• **REQUIREMENTS**
Copy out each line exactly; pictures stay out of the copy.

• **INFORMATION PROVIDED**
▼▼▼

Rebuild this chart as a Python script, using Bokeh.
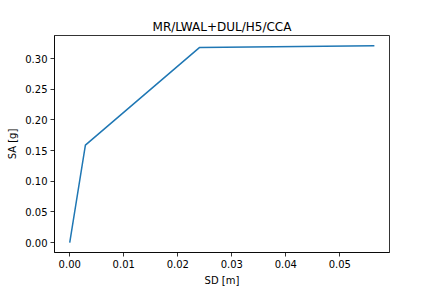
from bokeh.plotting import figure
from bokeh.models import FixedTicker, PrintfTickFormatter, Range1d, Title
from bokeh.embed import file_html
from bokeh.resources import INLINE

# Data
sd = [0.0, 0.0029, 0.0240, 0.0564]
sa = [0.0, 0.159, 0.318, 0.321]
x_ticks = [0.00, 0.01, 0.02, 0.03, 0.04, 0.05]
y_ticks = [0.00, 0.05, 0.10, 0.15, 0.20, 0.25, 0.30]
title_text = "MR/LWAL+DUL/H5/CCA"

FONT = "DejaVu Sans"

p = figure(width=432, height=288, output_backend="svg", toolbar_location=None,
           min_border_left=54, min_border_right=43, min_border_top=35, min_border_bottom=36,
           x_range=Range1d(-0.00282, 0.0592), y_range=Range1d(-0.0161, 0.3377))
p.title = None
t = Title(text=title_text, align="center", text_font=FONT, text_font_size="12px",
          text_font_style="normal", text_color="black", standoff=4)
p.add_layout(t, "above")

p.line(sd, sa, line_color="#1f77b4", line_width=1.5)

p.xgrid.visible = False
p.ygrid.visible = False
p.outline_line_color = "black"
p.outline_line_width = 0.8
p.background_fill_color = "white"
p.border_fill_color = "white"

p.xaxis.ticker = FixedTicker(ticks=x_ticks)
p.yaxis.ticker = FixedTicker(ticks=y_ticks)
p.xaxis.formatter = PrintfTickFormatter(format="%.2f")
p.yaxis.formatter = PrintfTickFormatter(format="%.2f")
p.xaxis.axis_label = "SD [m]"
p.yaxis.axis_label = "SA [g]"

for ax in (p.xaxis[0], p.yaxis[0]):
    ax.axis_line_color = "black"
    ax.axis_line_width = 0.8
    ax.major_tick_line_color = "black"
    ax.major_tick_line_width = 0.8
    ax.major_tick_out = 4
    ax.major_tick_in = 0
    ax.minor_tick_line_color = None
    ax.major_label_text_font = FONT
    ax.major_label_text_font_size = "10px"
    ax.major_label_text_color = "black"
    ax.axis_label_text_font = FONT
    ax.axis_label_text_font_size = "10px"
    ax.axis_label_text_font_style = "normal"
    ax.axis_label_text_color = "black"
    ax.major_label_standoff = 3
    ax.axis_label_standoff = 4

open("out.html", "w").write(file_html(p, INLINE))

▲▲▲

• **EXERCISE RESULT**
Rebuild this chart as a Python script, using Bokeh.
from bokeh.plotting import figure
from bokeh.models import FixedTicker, PrintfTickFormatter, Range1d, Title
from bokeh.embed import file_html
from bokeh.resources import INLINE

# Data
sd = [0.0, 0.0029, 0.0240, 0.0564]
sa = [0.0, 0.159, 0.318, 0.321]
x_ticks = [0.00, 0.01, 0.02, 0.03, 0.04, 0.05]
y_ticks = [0.00, 0.05, 0.10, 0.15, 0.20, 0.25, 0.30]
title_text = "MR/LWAL+DUL/H5/CCA"

FONT = "DejaVu Sans"

p = figure(width=432, height=288, output_backend="svg", toolbar_location=None,
           min_border_left=54, min_border_right=43, min_border_top=35, min_border_bottom=36,
           x_range=Range1d(-0.00282, 0.0592), y_range=Range1d(-0.0161, 0.3377))
p.title = None
t = Title(text=title_text, align="center", text_font=FONT, text_font_size="12px",
          text_font_style="normal", text_color="black", standoff=4)
p.add_layout(t, "above")

p.line(sd, sa, line_color="#1f77b4", line_width=1.5)

p.xgrid.visible = False
p.ygrid.visible = False
p.outline_line_color = "black"
p.outline_line_width = 0.8
p.background_fill_color = "white"
p.border_fill_color = "white"

p.xaxis.ticker = FixedTicker(ticks=x_ticks)
p.yaxis.ticker = FixedTicker(ticks=y_ticks)
p.xaxis.formatter = PrintfTickFormatter(format="%.2f")
p.yaxis.formatter = PrintfTickFormatter(format="%.2f")
p.xaxis.axis_label = "SD [m]"
p.yaxis.axis_label = "SA [g]"

for ax in (p.xaxis[0], p.yaxis[0]):
    ax.axis_line_color = "black"
    ax.axis_line_width = 0.8
    ax.major_tick_line_color = "black"
    ax.major_tick_line_width = 0.8
    ax.major_tick_out = 4
    ax.major_tick_in = 0
    ax.minor_tick_line_color = None
    ax.major_label_text_font = FONT
    ax.major_label_text_font_size = "10px"
    ax.major_label_text_color = "black"
    ax.axis_label_text_font = FONT
    ax.axis_label_text_font_size = "10px"
    ax.axis_label_text_font_style = "normal"
    ax.axis_label_text_color = "black"
    ax.major_label_standoff = 3
    ax.axis_label_standoff = 4

open("out.html", "w").write(file_html(p, INLINE))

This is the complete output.